The tour also took us by this little lookout that offered some lovely views over the valley. Unfortunately, it was a semi-overcast day, and the first version of this shot pretty much just had a grey blob of sky at the top. The small little bits of blue sky didn’t come out at all. Thankfully I packed my polarising filter, which was the first thing I tried out. And wunderbar, it did indeed darken down the blue bits somewhat so they they could actually be identified as such.

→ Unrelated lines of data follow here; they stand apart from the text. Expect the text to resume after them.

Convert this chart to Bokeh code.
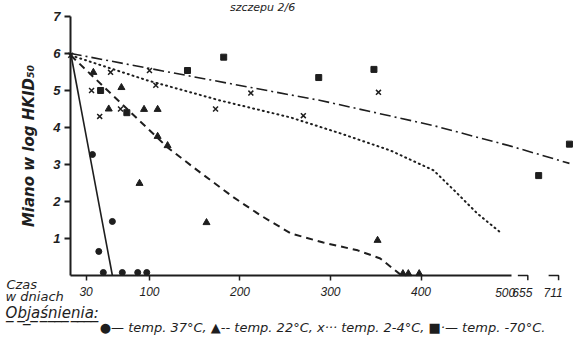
import numpy as np
from bokeh.plotting import figure
from bokeh.models import Range1d, FixedTicker, Label
from bokeh.embed import file_html
from bokeh.resources import INLINE

# ---------------- data (days, log titre) ----------------
# 37 C  (filled circles, solid line)
c37_days = [37, 44, 59, 49, 70, 87, 97]
c37_vals = [3.27, 0.65, 1.46, 0.08, 0.08, 0.08, 0.08]
# 22 C  (triangles, dashed line)
t22_days = [38, 69, 55, 94, 109, 109, 120, 89, 163, 352, 380, 386, 398]
t22_vals = [5.49, 5.08, 4.5, 4.49, 4.49, 3.76, 3.51, 2.49, 1.43, 0.95, 0.05, 0.05, 0.05]
# 2-4 C (crosses, dotted line)
x24_days = [13, 57, 36, 45, 68, 100, 107, 173, 212, 270, 353]
x24_vals = [5.95, 5.49, 5.0, 4.3, 4.5, 5.54, 5.14, 4.5, 4.93, 4.32, 4.95]
# -70 C (squares, dash-dot line)
s70_days = [46, 75, 142, 182, 287, 348, 655, 711]
s70_vals = [5.0, 4.4, 5.54, 5.9, 5.35, 5.57, 2.7, 3.55]

# fitted curves
l37_days = [13, 59]
l37_vals = [6.0, 0.0]
l22_days = [13, 120, 153, 193, 223, 256, 292, 330, 355, 377]
l22_vals = [5.95, 3.46, 2.84, 2.11, 1.62, 1.14, 0.89, 0.68, 0.46, 0.03]
l24_days = [13, 98, 178, 256, 311, 366, 414, 440, 462, 489]
l24_vals = [5.95, 5.27, 4.73, 4.27, 3.84, 3.38, 2.84, 2.22, 1.68, 1.14]
l70_days = [13, 123, 212, 289, 414, 500, 711]
l70_vals = [6.0, 5.49, 5.08, 4.73, 4.05, 3.49, 3.03]

x_ticks = [30, 100, 200, 300, 400]
end_tick = 500
broken_ticks = [655, 711]
y_ticks = [1, 2, 3, 4, 5, 6, 7]

# ---------------- broken x scale (beyond 500 days) ----------------
BREAK_DAYS = [500, 655, 711]
BREAK_POS = [500, 530, 564]


def pos(d):
    d = np.asarray(d, dtype=float)
    return np.where(d <= 500, d, np.interp(d, BREAK_DAYS, BREAK_POS))


INK = "#1e1e1e"
FONT = "Liberation Sans"
HAND = "DejaVu Sans"
X0 = 12.7          # where the value axis stands
XR = (-64.6, 572.9)
YR = (-1.676, 7.432)

p = figure(width=577, height=337,
           x_range=Range1d(*XR), y_range=Range1d(*YR),
           output_backend="svg", toolbar_location=None,
           min_border_left=0, min_border_right=0,
           min_border_top=0, min_border_bottom=0)
p.outline_line_color = None
p.grid.visible = False
p.background_fill_color = "white"
p.border_fill_color = "white"

# y axis
ya = p.yaxis[0]
ya.fixed_location = X0
ya.bounds = (0, 7)
ya.ticker = FixedTicker(ticks=y_ticks)
ya.axis_line_width = 2
ya.axis_line_color = INK
ya.major_tick_line_color = INK
ya.major_tick_line_width = 2
ya.major_tick_out = 6
ya.major_tick_in = 0
ya.minor_tick_line_color = None
ya.major_label_text_font = FONT
ya.major_label_text_font_style = "bold italic"
ya.major_label_text_font_size = "13px"
ya.major_label_text_color = INK
ya.major_label_standoff = 4
ya.axis_label = "Miano w log HKID₅₀"
ya.axis_label_text_font = HAND
ya.axis_label_text_font_style = "bold italic"
ya.axis_label_text_font_size = "15px"
ya.axis_label_text_color = INK
ya.axis_label_standoff = 12

# x axis
xa = p.xaxis[0]
xa.fixed_location = 0
xa.bounds = (X0, end_tick)
xa.ticker = FixedTicker(ticks=x_ticks)
xa.axis_line_width = 2
xa.axis_line_color = INK
xa.major_tick_line_color = INK
xa.major_tick_line_width = 1.5
xa.major_tick_out = 5
xa.major_tick_in = 0
xa.minor_tick_line_color = None
xa.major_label_standoff = 7
xa.major_label_text_font = FONT
xa.major_label_text_font_style = "italic"
xa.major_label_text_font_size = "12px"
xa.major_label_text_color = INK

TICK_LABEL_Y = -0.34

# end of the continuous axis
p.add_layout(Label(x=end_tick - 7, y=TICK_LABEL_Y, text=str(end_tick), text_align="center",
                   text_baseline="top", text_font=FONT, text_font_style="italic",
                   text_font_size="12px", text_color=INK))

# broken-axis hooks and their labels
for d in broken_ticks:
    e = float(pos(d)) - 12
    p.line([e - 11, e, e], [0, 0, -0.13], line_width=1.5, line_color=INK)
    p.add_layout(Label(x=e - 6, y=TICK_LABEL_Y, text=str(d), text_align="center",
                       text_baseline="top", text_font=FONT, text_font_style="italic",
                       text_font_size="12px", text_color=INK))

# curves
p.line(pos(l37_days), l37_vals, line_width=1.6, line_color=INK)
p.line(pos(l22_days), l22_vals, line_width=2, line_color=INK, line_dash="7 5")
p.line(pos(l24_days), l24_vals, line_width=2, line_color=INK, line_dash="1 4", line_cap="round")
p.line(pos(l70_days), l70_vals, line_width=1.6, line_color=INK, line_dash="11 4 2 4")

# points
p.scatter(pos(c37_days), c37_vals, marker="circle", size=6, color=INK)
p.scatter(pos(t22_days), t22_vals, marker="triangle", size=7, color=INK)
p.scatter(pos(x24_days), x24_vals, marker="x", size=7, line_color=INK, line_width=1.5)
p.scatter(pos(s70_days), s70_vals, marker="square", size=6, color=INK)

# texts
p.add_layout(Label(x=225, y=YR[1], text="szczepu 2/6", text_align="center",
                   text_baseline="top", text_font=HAND, text_font_style="italic",
                   text_font_size="11px", text_color=INK))
p.add_layout(Label(x=-58, y=-0.24, text="Czas", text_align="left",
                   text_baseline="middle", text_font=HAND, text_font_style="italic",
                   text_font_size="13px", text_color=INK))
p.add_layout(Label(x=-59, y=-0.57, text="w dniach", text_align="left",
                   text_baseline="middle", text_font=HAND, text_font_style="italic",
                   text_font_size="13px", text_color=INK))
p.add_layout(Label(x=-59, y=-1.02, text="O̲b̲j̲a̲ś̲n̲i̲e̲n̲i̲a̲:̲", text_align="left",
                   text_baseline="middle", text_font=HAND, text_font_style="italic",
                   text_font_size="15px", text_color=INK))
p.add_layout(Label(x=45, y=-1.41,
                   text="●— temp. 37°C, ▲-- temp. 22°C, x··· temp. 2-4°C, ■·— temp. -70°C.",
                   text_align="left", text_baseline="middle", text_font=HAND,
                   text_font_style="italic", text_font_size="13px", text_color=INK))

open("out.html", "w").write(file_html(p, INLINE))
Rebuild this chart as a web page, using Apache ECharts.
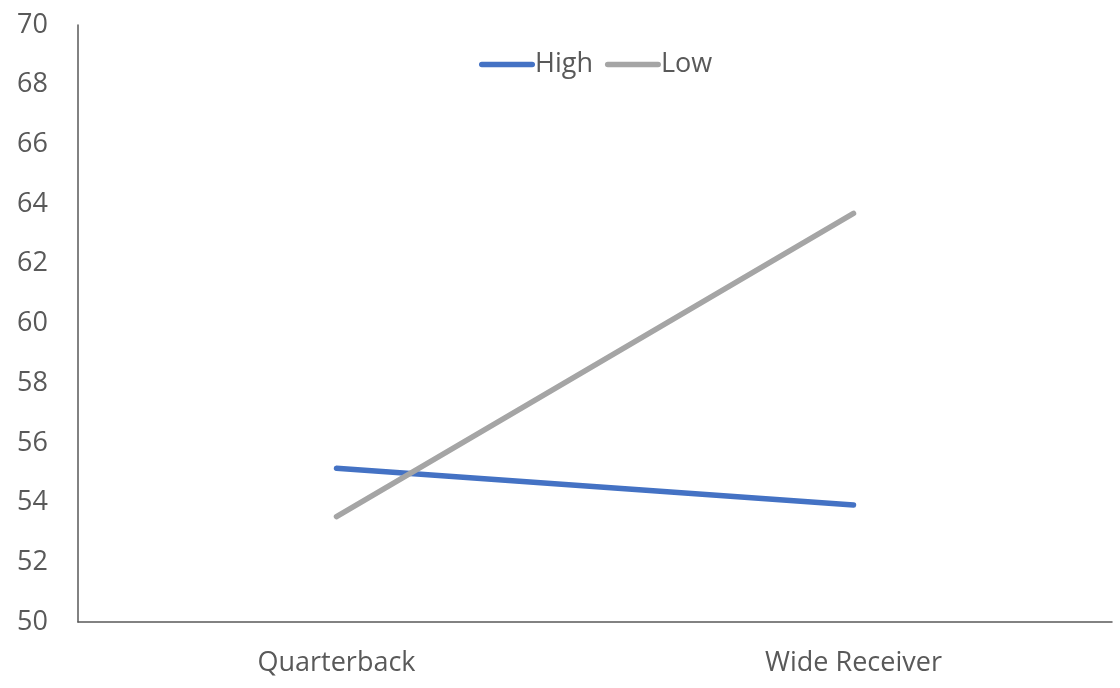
<!DOCTYPE html>
<html>
<head>
<meta charset="utf-8">
<script src="https://cdn.jsdelivr.net/npm/echarts@6/dist/echarts.min.js"></script>
<style>
  html, body { margin: 0; padding: 0; background: #fff; }
  #chart { width: 1120px; height: 688px; }
</style>
</head>
<body>
<div id="chart"></div>
<script>
const positions = ["Quarterback", "Wide Receiver"];
const highValues = [55.15, 53.92];
const lowValues = [53.53, 63.69];

const textColor = "#595959";
const font = "'Open Sans', sans-serif";

const chart = echarts.init(document.getElementById("chart"));

chart.setOption({
  animation: false,
  backgroundColor: "#fff",
  textStyle: { fontFamily: font },
  grid: { left: 78, right: 8, top: 25, bottom: 66 },
  legend: {
    data: ["High", "Low"],
    top: 46,
    left: 474,
    itemWidth: 56,
    itemHeight: 12,
    itemGap: 12,
    icon: "path://M0.05,0 L0.95,0 A0.05,0.05 0 0 1 0.95,0.1 L0.05,0.1 A0.05,0.05 0 0 1 0.05,0 Z",
    textStyle: { color: textColor, fontSize: 27, fontFamily: font, padding: [0, 0, 0, -5] }
  },
  xAxis: {
    type: "category",
    data: positions,
    boundaryGap: true,
    axisLine: { lineStyle: { color: "#595959", width: 1.5 } },
    axisTick: { show: false },
    axisLabel: { color: textColor, fontSize: 27, margin: 28, fontFamily: font }
  },
  yAxis: {
    type: "value",
    min: 50,
    max: 70,
    interval: 2,
    splitLine: { show: false },
    axisLine: { show: true, lineStyle: { color: "#595959", width: 1.5 } },
    axisTick: { show: false },
    axisLabel: { color: textColor, fontSize: 27, margin: 30, fontFamily: font }
  },
  series: [
    {
      name: "High",
      type: "line",
      data: highValues,
      color: "#4472C4",
      symbol: "none",
      lineStyle: { width: 5.5, cap: "round" }
    },
    {
      name: "Low",
      type: "line",
      data: lowValues,
      color: "#A5A5A5",
      symbol: "none",
      lineStyle: { width: 5.5, cap: "round" }
    }
  ]
});
</script>
</body>
</html>
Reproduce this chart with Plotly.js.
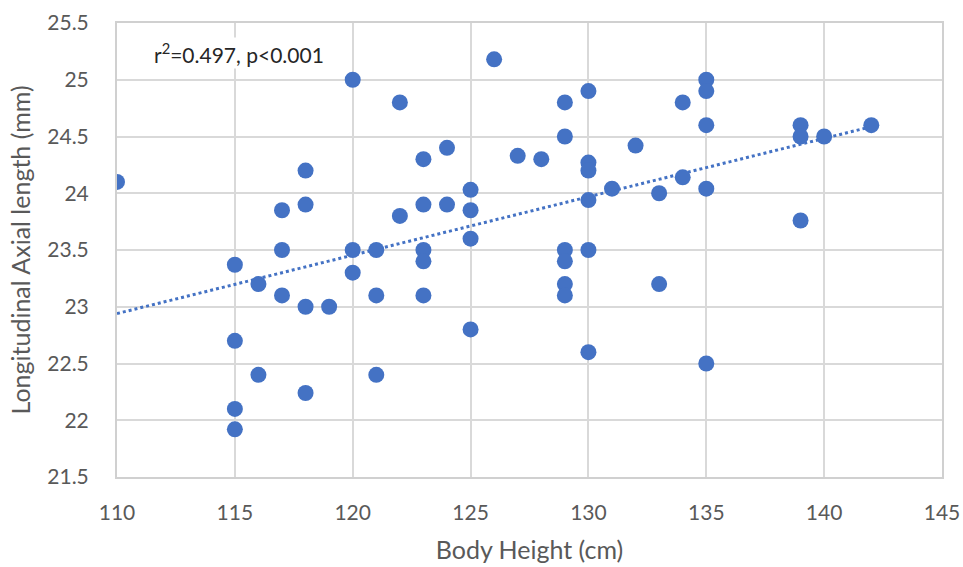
<!DOCTYPE html>
<html>
<head>
<meta charset="utf-8">
<script src="https://cdn.plot.ly/plotly-3.0.1.min.js"></script>
<style>html,body{margin:0;padding:0;background:#fff;}#chart{width:963px;height:567px;}</style>
</head>
<body>
<div id="chart"></div>
<script>
const bodyHeight = [110,115,115,115,115,116,116,117,117,117,118,118,118,118,119,120,120,120,121,121,121,122,122,123,123,123,123,123,124,124,125,125,125,125,126,127,128,129,129,129,129,129,129,130,130,130,130,130,130,131,132,133,133,134,134,135,135,135,135,135,139,139,139,140,142];
const axialLength = [24.1,23.37,22.7,22.1,21.92,23.2,22.4,23.85,23.5,23.1,24.2,23.9,23.0,22.24,23.0,25.0,23.5,23.3,23.5,23.1,22.4,24.8,23.8,24.3,23.9,23.5,23.4,23.1,24.4,23.9,24.03,23.85,23.6,22.8,25.18,24.33,24.3,24.8,24.5,23.5,23.4,23.2,23.1,24.9,24.27,24.2,23.94,23.5,22.6,24.04,24.42,24.0,23.2,24.8,24.14,25.0,24.9,24.6,24.04,22.5,24.6,24.5,23.76,24.5,24.6];
const xTicks = [110,115,120,125,130,135,140,145];
const yTicks = [21.5,22,22.5,23,23.5,24,24.5,25,25.5];

// least-squares linear trendline from the data
const n = bodyHeight.length;
const mx = bodyHeight.reduce((a,b)=>a+b,0)/n;
const my = axialLength.reduce((a,b)=>a+b,0)/n;
let sxy=0, sxx=0;
for (let i=0;i<n;i++){ sxy += (bodyHeight[i]-mx)*(axialLength[i]-my); sxx += (bodyHeight[i]-mx)**2; }
const slope = sxy/sxx, intercept = my - slope*mx;
const trendX = [Math.min(...bodyHeight), Math.max(...bodyHeight)];
const trendY = trendX.map(x=>intercept+slope*x);

const blue = '#4472C4';
const grey = '#595959';
const font = 'Lato, "Open Sans", sans-serif';

const traces = [
  {x: trendX, y: trendY, mode:'lines', type:'scatter', line:{color:blue, width:3, dash:'dot'}, hoverinfo:'skip'},
  {x: bodyHeight, y: axialLength, mode:'markers', type:'scatter', marker:{color:blue, size:16}}
];

const layout = {
  width:963, height:567,
  margin:{l:117, r:21, t:23, b:90},
  paper_bgcolor:'#fff', plot_bgcolor:'#fff',
  showlegend:false,
  font:{family:font, color:grey, size:21},
  xaxis:{range:[110,145], tickvals:xTicks, ticktext:xTicks.map(String), showgrid:true, gridcolor:'#d9d9d9', gridwidth:2,
         zeroline:false, showline:true, linecolor:'#d0d0d0', linewidth:2, mirror:true, ticks:'', ticklen:0,
         ticklabelstandoff:16,
         tickfont:{size:21, color:grey, family:font},
         title:{text:'Body Height (cm)', font:{size:25, color:grey, family:font}, standoff:18}},
  yaxis:{range:[21.5,25.5], tickvals:yTicks, ticktext:yTicks.map(String), showgrid:true, gridcolor:'#d9d9d9', gridwidth:2,
         zeroline:false, showline:true, linecolor:'#d0d0d0', linewidth:2, mirror:true, ticks:'', ticklen:0,
         ticklabelstandoff:22,
         tickfont:{size:21, color:grey, family:font},
         title:{text:'Longitudinal Axial length (mm)', font:{size:25, color:grey, family:font}, standoff:10}},
  annotations:[{xref:'paper', yref:'paper', x:0.043, y:0.935, xanchor:'left', yanchor:'middle', showarrow:false,
    text:'r<sup>2</sup>=0.497, p<0.001', font:{size:21, color:'#262626', family:font}, bgcolor:'#fff'}]
};

Plotly.newPlot('chart', traces, layout, {displayModeBar:false, staticPlot:true});
</script>
</body>
</html>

But there still was a fairly large difference in brightness between sky and ground. So I put on the second filter I own (and that’s the only two I have): a graduated neutral density filter. It’s designed to be used with the Cokin filter system, but I pretty much only used it free-hand (so just hold the square filter by hand rather than with the filter holder). Much faster that way, and pretty much same result, if you manage to coordinate holding the camera, adjusting the filter and operating the shutter at the same time ;-)
What that filter did was bring down the brightness of the sky a fair bit, but leave the ground untouched. As the name suggests, it’s a filter which is neutral density on one side (so just makes things darker), and clear on the other, with the smooth transition (graduation) in-between so you don’t notice it that much (it’s the first filter in this list). A very handy tool to have in your photo bag!
Sprinkle a ton of “Clarity” during raw development on top and and that’s how I got these fairly dramatic skies from the fairly bland looking light grey blob the sky was at the time.